- SUPPLIED MATERIAL -
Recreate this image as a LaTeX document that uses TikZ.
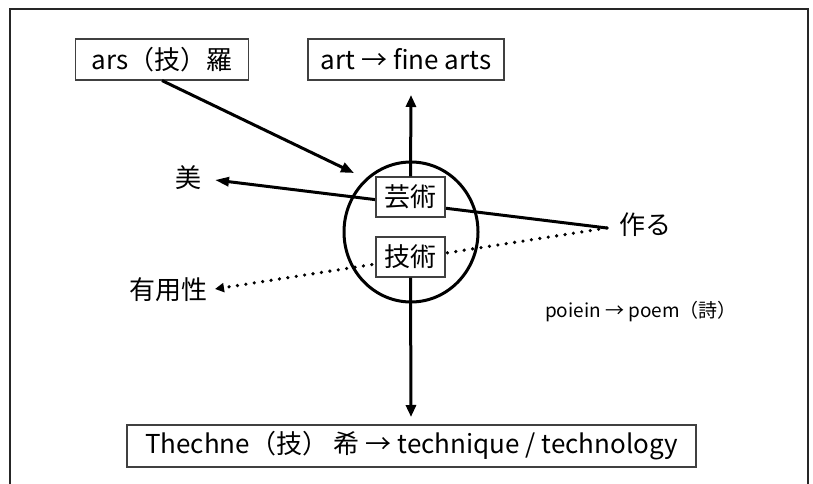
\documentclass[tikz,border=0pt]{standalone}
\usepackage{fontspec}
\setmainfont{Noto Sans CJK JP}
\usetikzlibrary{arrows.meta}
\tikzset{
  lbox/.style={draw=black!75, line width=1.1pt, fill=white, inner sep=0pt, align=center, font=\fontsize{26}{30}\selectfont},
  thk/.style={line width=3pt, black},
  tip/.style={-{Triangle[length=12pt,width=10pt]}},
  lbl/.style={inner sep=0pt, font=\fontsize{26}{30}\selectfont},
}
\begin{document}
\begin{tikzpicture}[x=1pt,y=-1pt]
\useasboundingbox (0,0) rectangle (813,484);
\draw[line width=1.3pt, black!85] (10,495) -- (10,9) -- (808,9) -- (808,495);
% circle
\draw[line width=3pt] (411,232) ellipse [x radius=67, y radius=70];
% coordinates
\coordinate (make) at (607,228);
\coordinate (bitip) at (215,180);
\coordinate (yutip) at (215,289);
\coordinate (arstip) at (354,173);
\coordinate (arttip) at (411,95);
\coordinate (thtip) at (411,417);
% nodes
\node[lbox, minimum width=173pt, minimum height=41pt] (ars) at (162,59.5) {ars（技）羅};
\node[lbox, minimum width=196pt, minimum height=41pt] (art) at (406,59.5) {art → fine arts};
\node[lbox, minimum width=569pt, minimum height=42pt] (th) at (411.5,446) {Thechne（技） 希 → technique / technology};
\node[lbl] (bi) at (188,178) {美};
\node[lbl] (yu) at (168,290) {有用性};
\node[lbl] (tsu) at (645,225) {作る};
\node[inner sep=0pt, font=\fontsize{19}{22}\selectfont] (po) at (641,312) {poiein → poem（詩）};
% connectors
\draw[thk, -{Triangle[length=14pt,width=9pt]}] (make) -- (bitip);
\draw[line width=3.6pt, line cap=round, dash pattern=on 0pt off 8.5pt, -{Triangle[length=9pt,width=9pt]}] (make) -- (yutip);
\draw[thk, -{Triangle[length=13pt,width=10pt]}] (ars.south) -- (arstip);
% center boxes
\node[lbox, minimum width=69pt, minimum height=40pt] (gei) at (410.5,197) {芸術};
\node[lbox, minimum width=69pt, minimum height=40pt] (gi) at (410.5,257) {技術};
\draw[thk, tip] (gei.north) -- (arttip);
\draw[thk, tip] (gi.south) -- (thtip);
\end{tikzpicture}
\end{document}
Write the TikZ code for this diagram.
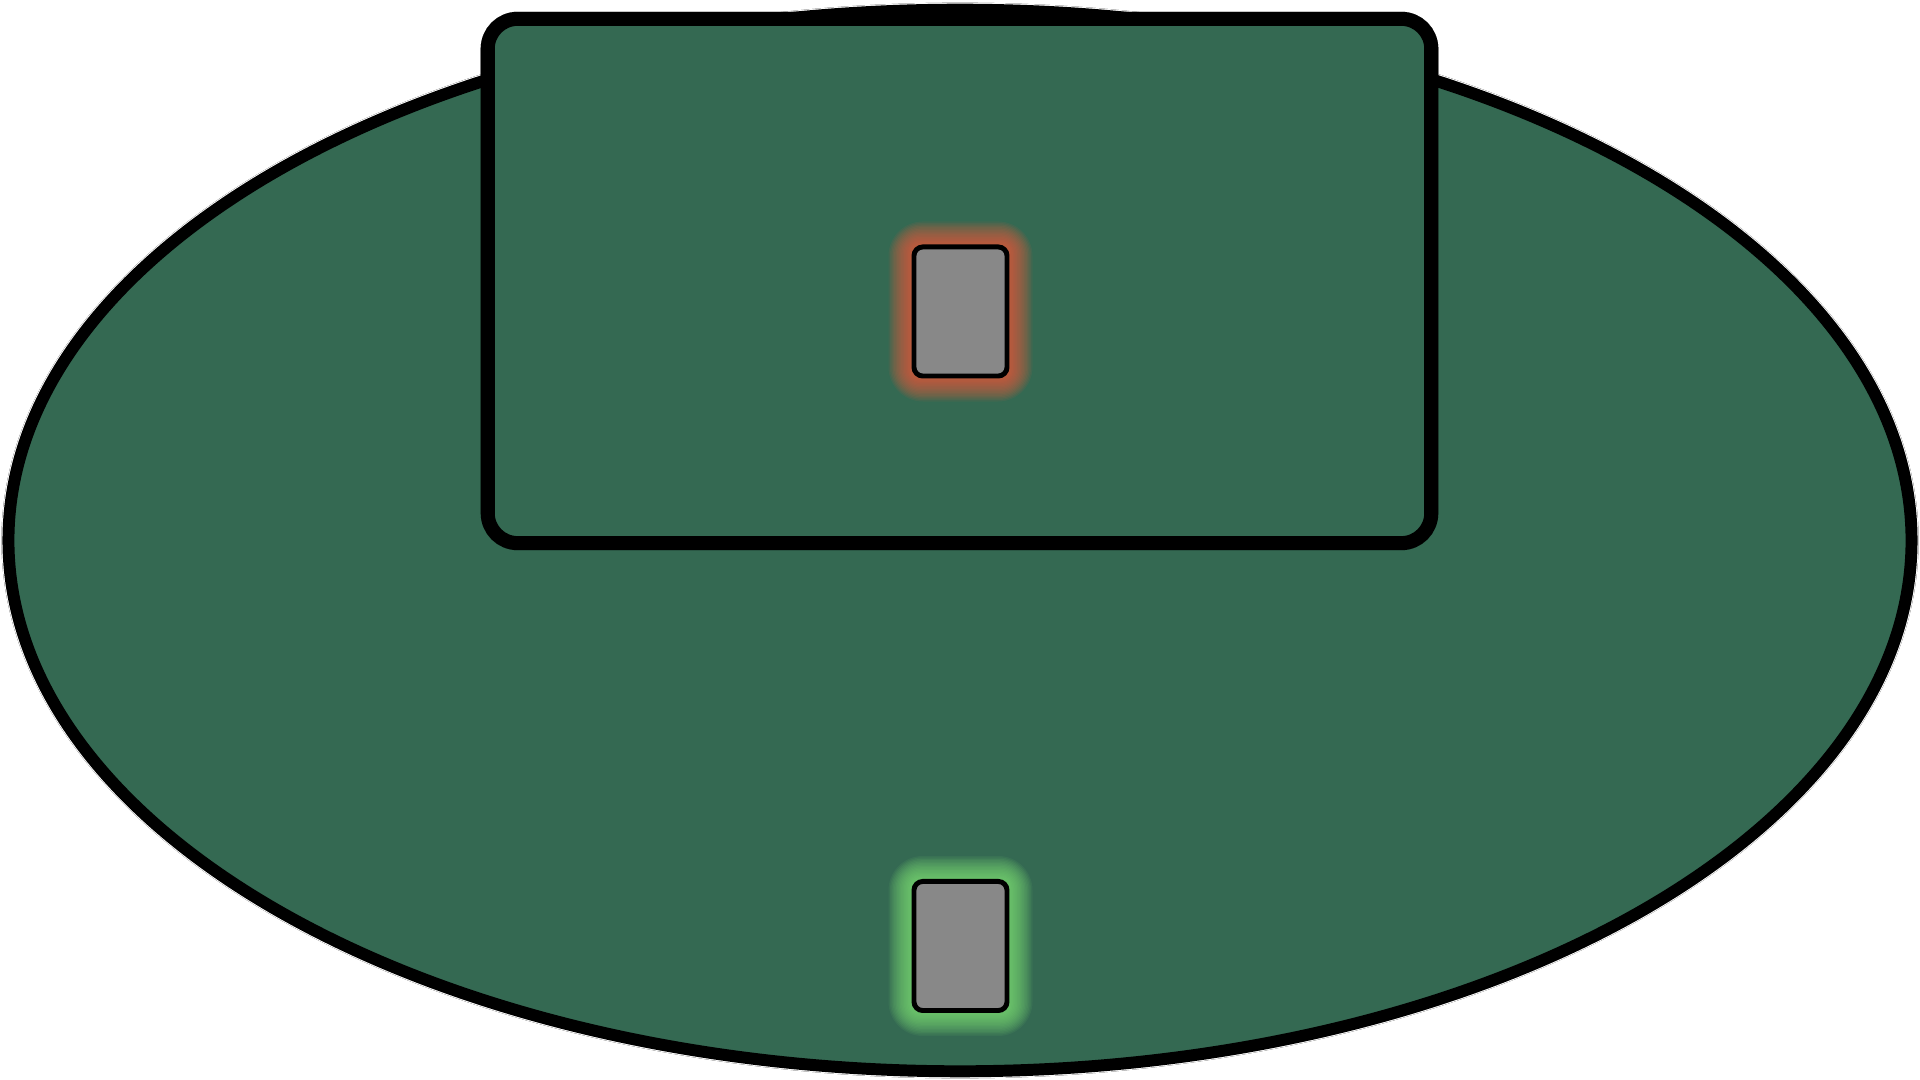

- INSTRUCTION -
Locate the word "this" in the data above. Copy every line carrying it.

- WRITTEN RESPONSE -
Recreate this image as a LaTeX document that uses TikZ.
Write the TikZ code for this diagram.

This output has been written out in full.